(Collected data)
[Start]

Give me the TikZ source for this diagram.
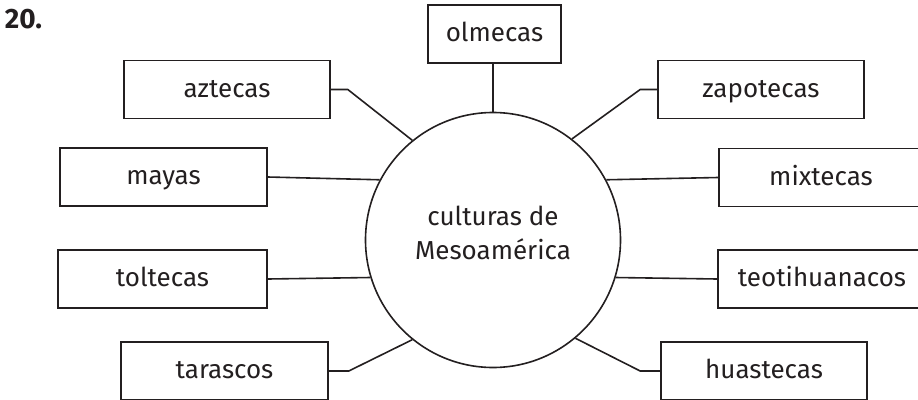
\documentclass[tikz,border=0pt]{standalone}
\usepackage{fontspec}
\setmainfont{Fira Sans}
\definecolor{tinta}{HTML}{231F20}
\begin{document}
\begin{tikzpicture}[x=1pt, y=-1pt, line width=1.6pt, draw=tinta, text=tinta,
    caja/.style={draw, minimum height=58pt, inner sep=0pt, text height=15.6pt, text depth=0pt,
                 font=\fontsize{26}{30}\selectfont},
  ]
    \useasboundingbox (0,0) rectangle (918,399);
    \clip (0,0) rectangle (918,399);

    % 题号
    \node[font=\bfseries\fontsize{28}{32}\selectfont, anchor=north west, inner sep=0pt] (num) at (4,8) {20.};

    % 中心圆
    \node[circle, draw, minimum size=255pt, inner sep=0pt, align=center, text depth=14pt,
          font=\fontsize{26}{34}\selectfont] (c) at (493,240) {culturas de\\Mesoamérica};

    % 左侧
    \node[caja, minimum width=206pt] (azt) at (227,89.5) {aztecas};
    \node[caja, minimum width=207pt] (may) at (163.5,177) {mayas};
    \node[caja, minimum width=209pt] (tol) at (162.5,279) {toltecas};
    \node[caja, minimum width=207pt] (tar) at (224.5,371) {tarascos};

    % 上方
    \node[caja, minimum width=133pt] (olm) at (494.5,34) {olmecas};

    % 右侧
    \node[caja, minimum width=206pt] (zap) at (761,89.5) {zapotecas};
    \node[caja, minimum width=204pt] (mix) at (821,177.5) {mixtecas};
    \node[caja, minimum width=208pt] (teo) at (822,279) {teotihuanacos};
    \node[caja, minimum width=206pt] (hua) at (764,371) {huastecas};

    % 连线
    \draw (c.north) -- (c.north |- olm.south);
    \draw (azt.east) -- ++(17,0) -- (c.129);
    \draw (may.east) -- (c.152);
    \draw (tol.east) -- (c.197);
    \draw (tar.east) -- ++(20,0) -- (c.231);
    \draw (zap.west) -- ++(-17,0) -- (c.52);
    \draw (mix.west) -- (c.28);
    \draw (teo.west) -- (c.343);
    \draw (hua.west) -- ++(-20,0) -- (c.310);
\end{tikzpicture}
\end{document}
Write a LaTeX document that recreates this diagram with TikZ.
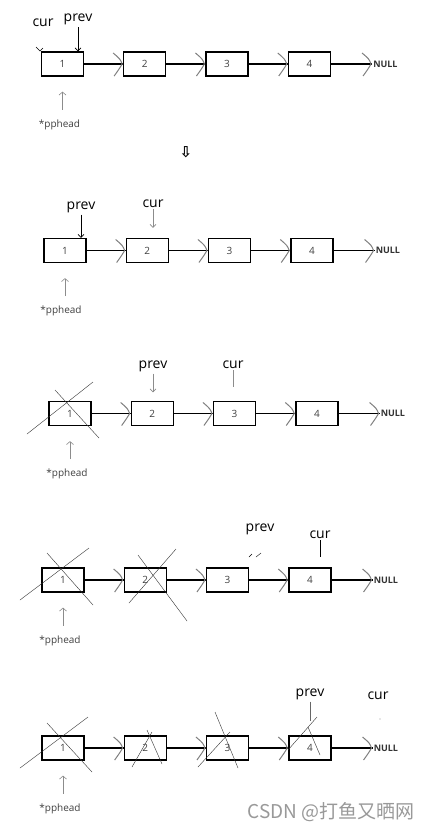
\documentclass[tikz,border=0pt]{standalone}
\usepackage{fontspec}
\setmainfont{Open Sans}
\newfontfamily\cjk{Noto Sans CJK SC}
\newfontfamily\symfont{DejaVu Sans}
\usetikzlibrary{arrows.meta, positioning}
\newcommand\nodelink[2]{%
  \draw[link] (#1) -- (#2);
  \draw[chev] ([xshift=-10pt, yshift=11pt]#2.west) .. controls ([xshift=-3pt, yshift=5pt]#2.west) .. ([xshift=-1pt]#2.west)
    .. controls ([xshift=-4pt, yshift=-5pt]#2.west) .. ([xshift=-9pt, yshift=-12pt]#2.west);}

\begin{document}
\begin{tikzpicture}[x=1pt, y=-1pt, node distance=39pt,
  box/.style={draw, line width=1.3pt, minimum width=42pt, minimum height=24pt, inner sep=0pt, font=\fontsize{10}{11}\selectfont, text=black!75},
  link/.style={line width=1.3pt},
  chev/.style={black!50, line width=1pt},
  nul/.style={inner sep=1pt, font=\fontsize{9}{10}\selectfont\bfseries, text=black!80},
  lbl/.style={inner sep=2pt, anchor=base, font=\fontsize{14}{16}\selectfont},
  ptr/.style={line width=0.7pt},
  tip/.style={-{Straight Barb[length=3pt, width=6pt]}},
  ph/.style={inner sep=0pt, font=\fontsize{10}{12}\selectfont, text=black!75},
  up/.style={black!45, line width=0.6pt, -{Straight Barb[length=3pt, width=7pt]}, shorten <=10pt, shorten >=15pt},
  xline/.style={line width=0.4pt, black!80}]
\fill[white] (0,0) rectangle (431,830);
\useasboundingbox (0,0) rectangle (431,830);

% step 0
\node[box] (a1) at (62.5,64) {1};
\node[box, right=of a1] (a2) {2};
\node[box, right=of a2] (a3) {3};
\node[box, right=of a3] (a4) {4};
\node[nul, right=41pt of a4] (na) {NULL};
\nodelink{a1}{a2}
\nodelink{a2}{a3}
\nodelink{a3}{a4}
\nodelink{a4}{na}
\node[lbl] (ca) at (43,26.5) {cur};
\node[lbl] (pa) at (78,21.5) {prev};
\draw[ptr, tip] (pa) -- (pa |- a1.north);
\draw[ptr, line width=0.4pt] (36,47) -- (40,51) -- (43,48);
\node[ph, below=43pt of a1, xshift=-3pt] (ha) {*pphead};
\draw[up] (a1.south |- ha.north) -- (a1.south);

\node[font=\symfont\bfseries\fontsize{15}{15}\selectfont] (dn) at (186,152) {⇩};

% step 1
\node[box] (b1) at (65,250.5) {1};
\node[box, right=of b1] (b2) {2};
\node[box, right=of b2] (b3) {3};
\node[box, right=of b3] (b4) {4};
\node[nul, right=41pt of b4] (nb) {NULL};
\nodelink{b1}{b2}
\nodelink{b2}{b3}
\nodelink{b3}{b4}
\nodelink{b4}{nb}
\node[lbl] (pb) at (81,209) {prev};
\node[lbl] (cb) at (153,207) {cur};
\draw[ptr, tip] (pb) -- (pb |- b1.north);
\draw[ptr, tip, black!45, shorten >=10pt] (cb) -- (cb |- b2.north);
\node[ph, below=43pt of b1, xshift=-4pt] (hb) {*pphead};
\draw[up] (b1.south |- hb.north) -- (b1.south);

% step 2
\node[box] (c1) at (70,413.5) {1};
\node[box, right=of c1] (c2) {2};
\node[box, right=of c2] (c3) {3};
\node[box, right=of c3] (c4) {4};
\node[nul, right=41pt of c4] (nc) {NULL};
\nodelink{c1}{c2}
\nodelink{c2}{c3}
\nodelink{c3}{c4}
\nodelink{c4}{nc}
\node[lbl] (pc) at (153,368) {prev};
\node[lbl] (cc) at (233,368) {cur};
\draw[ptr, tip, black!45, shorten >=8.5pt] (pc) -- (pc |- c2.north);
\draw[ptr, black!45, shorten >=13.5pt] (cc) -- (cc |- c3.north);
\draw[xline] (27,434) -- (93,382);
\draw[xline] (55,390) -- (99,438);
\node[ph, below=43pt of c1, xshift=-3pt] (hc) {*pphead};
\draw[up] (c1.south |- hc.north) -- (c1.south);

% step 3
\node[box] (d1) at (63,580) {1};
\node[box, right=of d1] (d2) {2};
\node[box, right=of d2] (d3) {3};
\node[box, right=of d3] (d4) {4};
\node[nul, right=41pt of d4] (nd) {NULL};
\nodelink{d1}{d2}
\nodelink{d2}{d3}
\nodelink{d3}{d4}
\nodelink{d4}{nd}
\node[lbl] (pd) at (260,531) {prev};
\node[lbl] (cd) at (320,538) {cur};
\draw[ptr, line width=0.4pt] (249,557) -- (252,554);
\draw[ptr, line width=0.4pt] (256,557) -- (261,553);
\draw[ptr, shorten >=10pt] (cd) -- (cd |- d4.north);
\draw[xline] (20,600) -- (89,548);
\draw[xline] (47,553) -- (93,605);
\draw[xline] (129,603) -- (176,549);
\draw[xline] (138,555) -- (187,621);
\node[ph, below=43pt of d1, xshift=-3pt] (hd) {*pphead};
\draw[up] (d1.south |- hd.north) -- (d1.south);

% step 4
\node[box] (e1) at (63,748) {1};
\node[box, right=of e1] (e2) {2};
\node[box, right=of e2] (e3) {3};
\node[box, right=of e3] (e4) {4};
\node[nul, right=41pt of e4] (ne) {NULL};
\nodelink{e1}{e2}
\nodelink{e2}{e3}
\nodelink{e3}{e4}
\nodelink{e4}{ne}
\node[lbl] (pe) at (310,696) {prev};
\node[lbl] (ce) at (378,699) {cur};
\draw[ptr, black!60, shorten >=14pt] (pe) -- (pe |- e4.north);
\fill[black!40] (380,719) circle (0.7);
\draw[xline] (20,768) -- (88,717);
\draw[xline] (47,723) -- (92,772);
\draw[xline] (132,767) -- (152,732);
\draw[xline] (147,730) -- (162,764);
\draw[xline] (198,767) -- (230,732);
\draw[xline] (215,712) -- (238,768);
\draw[xline] (288,750) -- (317,717);
\draw[xline] (308,727) -- (320,755);
\node[ph, below=43pt of e1, xshift=-3pt] (he) {*pphead};
\draw[up] (e1.south |- he.north) -- (e1.south);

\node[anchor=east, font=\cjk\fontsize{19}{21}\selectfont, text=black!40] (wm) at (418,812) {CSDN @打鱼又晒网};
\end{tikzpicture}
\end{document}
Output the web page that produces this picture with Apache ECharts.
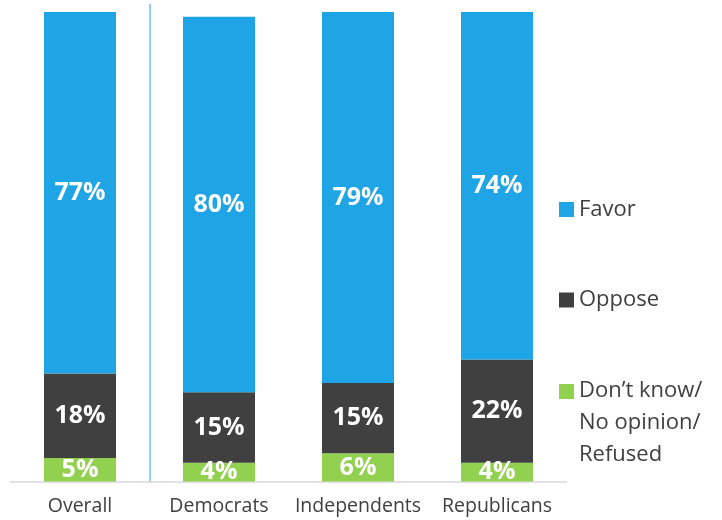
<!DOCTYPE html>
<html><head><meta charset="utf-8">
<script src="https://cdn.jsdelivr.net/npm/echarts@6/dist/echarts.min.js"></script>
<style>html,body{margin:0;padding:0;background:#fff}#c{width:722px;height:520px}</style>
</head><body><div id="c"></div>
<script>
var categories = ['Overall', 'Democrats', 'Independents', 'Republicans'];
var dontKnow = [5, 4, 6, 4];
var oppose = [18, 15, 15, 22];
var favor = [77, 80, 79, 74];
var seriesNames = ['Don’t know/\nNo opinion/\nRefused', 'Oppose', 'Favor'];
var colors = ['#92D050', '#404040', '#1FA5E6'];
var separatorAt = 0.5; // between Overall and Democrats (category index units)

var chart = echarts.init(document.getElementById('c'));
var font = '"Open Sans", "Noto Sans", sans-serif';
function mk(name, data, color) {
  return {
    name: name, type: 'bar', stack: 'all', data: data, barWidth: 72,
    itemStyle: { color: color },
    label: { show: true, position: 'inside', formatter: '{c}%', color: '#fff',
      fontSize: 25, fontWeight: 'bold', fontFamily: font }
  };
}
var legendText = { color: '#404040', fontSize: 22, fontFamily: font, lineHeight: 32 };
chart.setOption({
  animation: false,
  grid: { left: 10.5, right: 155.5, top: 4, bottom: 38.5, containLabel: false },
  legend: [
    { data: [seriesNames[2]], left: 554, top: 188.5, itemWidth: 15, itemHeight: 15, icon: 'rect', textStyle: legendText, itemGap: 0 },
    { data: [seriesNames[1]], left: 554, top: 279, itemWidth: 15, itemHeight: 15, icon: 'rect', textStyle: legendText, itemGap: 0 },
    { data: [seriesNames[0]], left: 554, top: 370, itemWidth: 15, itemHeight: 78,
      icon: 'path://M0,0L15,0L15,15L0,15Z M0,78L0.01,78L0,78Z', textStyle: legendText, itemGap: 0 }
  ],
  xAxis: [{
    type: 'category', data: categories,
    axisLine: { show: true, lineStyle: { color: '#D9D9D9', width: 1.5 } },
    axisTick: { show: false },
    axisLabel: { color: '#404040', fontSize: 19.5, fontFamily: font, margin: 15, interval: 0 },
    splitLine: { show: false }
  }, {
    type: 'value', min: -0.5, max: categories.length - 0.5, show: false, splitLine: { show: false }
  }],
  yAxis: { type: 'value', min: 0, max: 101.7, show: false, splitLine: { show: false } },
  series: [
    mk(seriesNames[0], dontKnow, colors[0]),
    mk(seriesNames[1], oppose, colors[1]),
    mk(seriesNames[2], favor, colors[2]),
    { type: 'line', xAxisIndex: 1, data: [], silent: true,
      markLine: { silent: true, symbol: 'none', label: { show: false },
        lineStyle: { color: '#6EC3EE', width: 1.5, type: 'solid' },
        data: [{ xAxis: separatorAt }] } }
  ]
});
</script></body></html>
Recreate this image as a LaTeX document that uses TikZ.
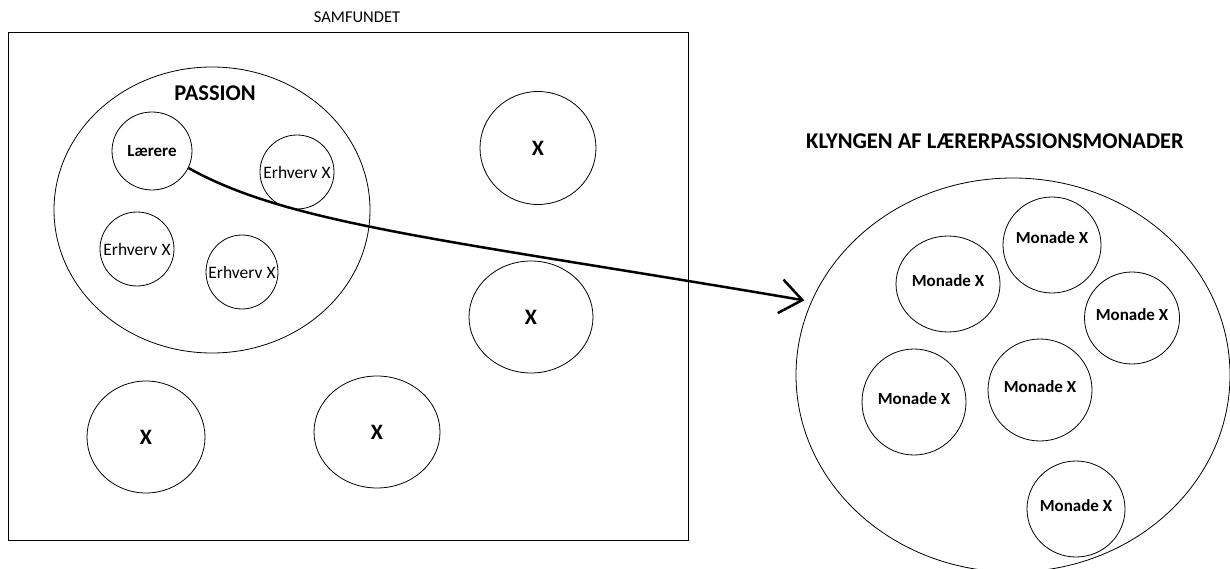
\documentclass[tikz,border=0pt]{standalone}
\usepackage{fontspec}
\setmainfont{Carlito}
\usepackage{tikz}
\usetikzlibrary{shapes.geometric, arrows.meta, positioning}

\begin{document}
\begin{tikzpicture}[
    x=1pt, y=-1pt,
    blob/.style={ellipse, draw, line width=0.8pt, inner sep=0pt, align=center},
    erhverv/.style={blob, minimum width=74pt, minimum height=74pt},
    etext/.style={font=\fontsize{17.5}{20}\selectfont},
    monade/.style={blob, minimum width=98pt, minimum height=96pt},
    mtext/.style={font=\bfseries\fontsize{17}{20}\selectfont, yshift=3pt},
    xblob/.style={blob, minimum width=120pt, minimum height=112pt, font=\bfseries\fontsize{22}{26}\selectfont},
    title/.style={font=\bfseries\fontsize{22.5}{27}\selectfont},
    arrow/.style={-{Straight Barb[length=22pt,width=34pt]}, line width=2.5pt, shorten >=7pt},
]
\useasboundingbox (0,0) rectangle (1230,569);
\clip (0,0) rectangle (1230,569);

\node[draw, line width=1pt, minimum width=680pt, minimum height=507pt, inner sep=0pt] (samfund) at (348,286.5) {};
\node[font=\fontsize{16.5}{20}\selectfont] (samfundtitle) at (357,17) {SAMFUNDET};

\node[blob, minimum width=316pt, minimum height=286pt] (passion) at (212,210) {};
\node[title] (passiontitle) at (215,93) {PASSION};
\node[blob, minimum width=80pt, minimum height=78pt, font=\bfseries\fontsize{17}{20}\selectfont] (laerere) at (152,151) {Lærere};
\node[erhverv, label={[etext]center:Erhverv X}] (erhvervA) at (297,172) {};
\node[erhverv, label={[etext]center:Erhverv X}] (erhvervB) at (137,249) {};
\node[erhverv, minimum width=72pt, label={[etext]center:Erhverv X}] (erhvervC) at (242,272) {};

\node[xblob, minimum width=116pt, minimum height=113pt] (xA) at (538,148) {X};
\node[xblob, minimum width=124pt] (xB) at (531,317) {X};
\node[xblob, minimum width=118pt] (xC) at (146,437) {X};
\node[xblob, minimum width=126pt] (xD) at (377,432) {X};

\node[title] (klyngetitle) at (995,141) {KLYNGEN AF LÆRERPASSIONSMONADER};
\node[blob, minimum width=434pt, minimum height=394pt] (klynge) at (1013,375) {};
\node[monade, label={[mtext, yshift=4pt]center:Monade X}] (monadeA) at (1052,245) {};
\node[monade, minimum width=104pt, label={[mtext]center:Monade X}] (monadeB) at (948,284) {};
\node[monade, minimum width=95pt, minimum height=92pt, label={[mtext]center:Monade X}] (monadeC) at (1132,318) {};
\node[monade, minimum width=104pt, minimum height=106pt, label={[mtext]center:Monade X}] (monadeD) at (914,402) {};
\node[monade, minimum width=104pt, minimum height=102pt, label={[mtext]center:Monade X}] (monadeE) at (1040,390) {};
\node[monade, label={[mtext]center:Monade X}] (monadeF) at (1076,509) {};

\draw[arrow] (laerere.-25) .. controls (290,225) and (450,240) .. (klynge.160);
\end{tikzpicture}
\end{document}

[End]

» **GOAL OF THE EXERCISE**:
Write out the lines from the one containing "Output the web" down to the one containing "var separatorAt = 0.5;", both included, exactly as they appear. Leave out any pictures.

» **CORRECT RESPONSE**:
Output the web page that produces this picture with Apache ECharts.
<!DOCTYPE html>
<html><head><meta charset="utf-8">
<script src="https://cdn.jsdelivr.net/npm/echarts@6/dist/echarts.min.js"></script>
<style>html,body{margin:0;padding:0;background:#fff}#c{width:722px;height:520px}</style>
</head><body><div id="c"></div>
<script>
var categories = ['Overall', 'Democrats', 'Independents', 'Republicans'];
var dontKnow = [5, 4, 6, 4];
var oppose = [18, 15, 15, 22];
var favor = [77, 80, 79, 74];
var seriesNames = ['Don’t know/\nNo opinion/\nRefused', 'Oppose', 'Favor'];
var colors = ['#92D050', '#404040', '#1FA5E6'];
var separatorAt = 0.5; // between Overall and Democrats (category index units)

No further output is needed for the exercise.